Brilliant. Having the opportunity to listen to it read by the author on the very first days of 2019’s Black History Month was a special and meaningful treat. Published to mass acclaim, author Ta-Nehisi Coates — and Middlebury College French Language Schools alum — writes a letter to his son, Samori, that is a testimony and a word of caution to a young black boy growing up in a society — ours — which is regularly hostile to Blacks. Coates spends time detailing how the culture surrounding his youth in Baltimore forced him to adopt an ill-fitting code of conduct that engaged violence and mandated that he navigate his city blocks with a hypervigilance that would protect his body. He also describes his time at Howard University, calling it a “Mecca,” as it welcomed, oriented, fed and sustained college students from every corner of the worldwide black diaspora. This “epistle,” in many ways, is a memoir that traces multiple ways that the black male body can encounter violence in a society whose tradition and heritage is designed to destroy it. 

Coates’ work is intelligent, deft and of value to every American of any shade because it underscores how we can live under one flag and have markedly different experiences. The gold of “Between the World and Me” for me, however, is the discussion it engages regarding education — something that takes place in and outside of the classroom. When Coates was growing up in Baltimore, one of his main concerns was getting to and from school safely, as one misstep could lead him into dire straits. Once he made it to class, he studied a curriculum that included French and its verb conjugations. His quandary centered on the sharp and contrasting disjuncture between the social and environmental education — between his need to make it home alive and the formal, bookish education he needed to earn the good grades necessary for upward socioeconomic mobility. What served him in one world, perhaps bravado, aggression and street smarts, would likely punish him in another, say, the world of white collars that may favor approachability, cooperation and studiousness. But as a black boy/man wanting to escape danger — be that danger the violence of the streets or the school to prison pipeline — he was required to master both worlds. 

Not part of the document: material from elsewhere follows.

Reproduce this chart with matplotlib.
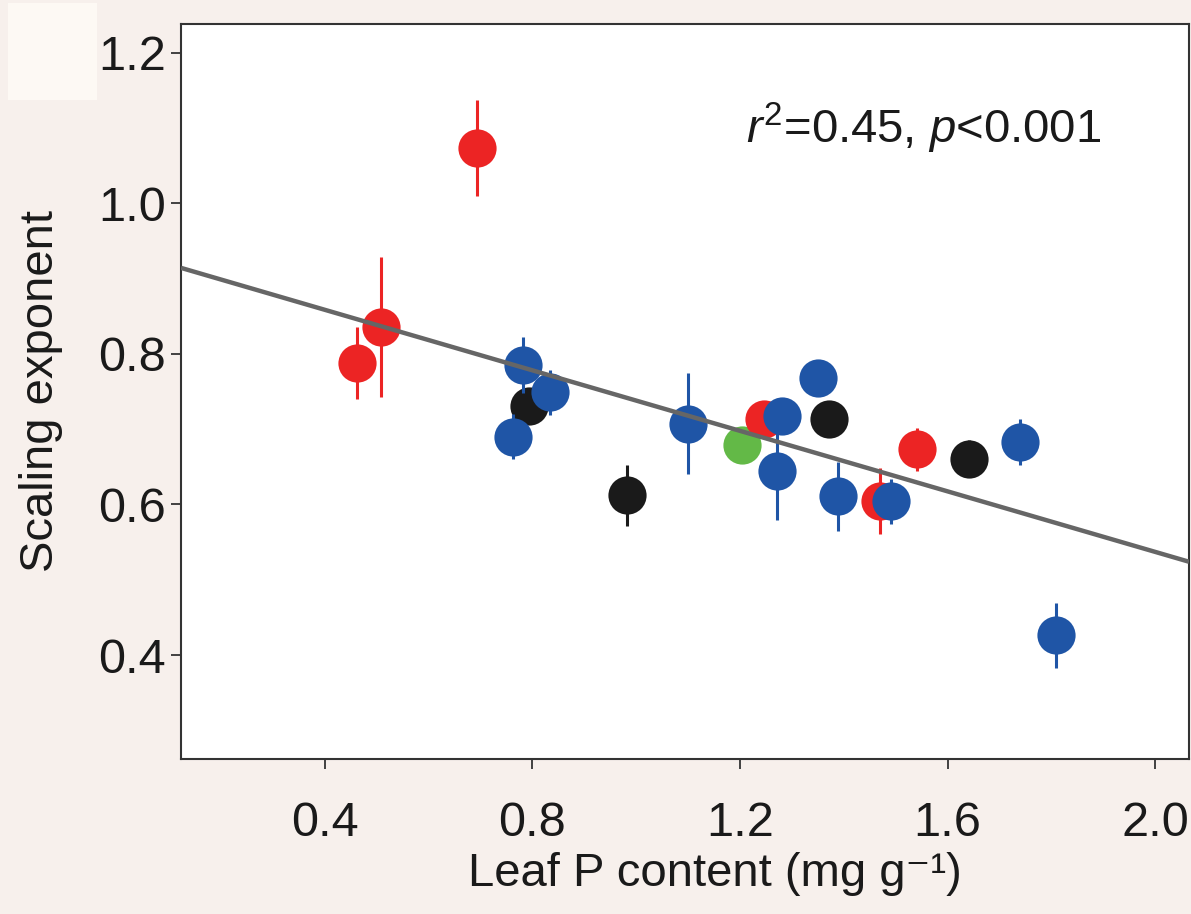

In this work, Coates poignantly asks what aim mass education serves: to allow space, opportunity and structure for agile minds to explore what is curious, or to prepare a broad body of meek, obedient automatons towards lives of compliance — a worthy chunk of fat to chew for any student. Coates also makes a distinction between the rigidity of a curriculum and the free, unlimited knowledge available in libraries, spaces where students can direct their own learning. You have at least three ways to engage with “Between the World and Me” in our collection: print, ebook or audiobook on go/overdrive/. Feel free to ask any librarian at the Research Desk about accessing the audiobook collection. For another work that poses the important questions of “What is an education?” and “Who sets the curriculum?,” see Paulo Freire’s Pedagogy of the Oppressed, available in print and as an audiobook.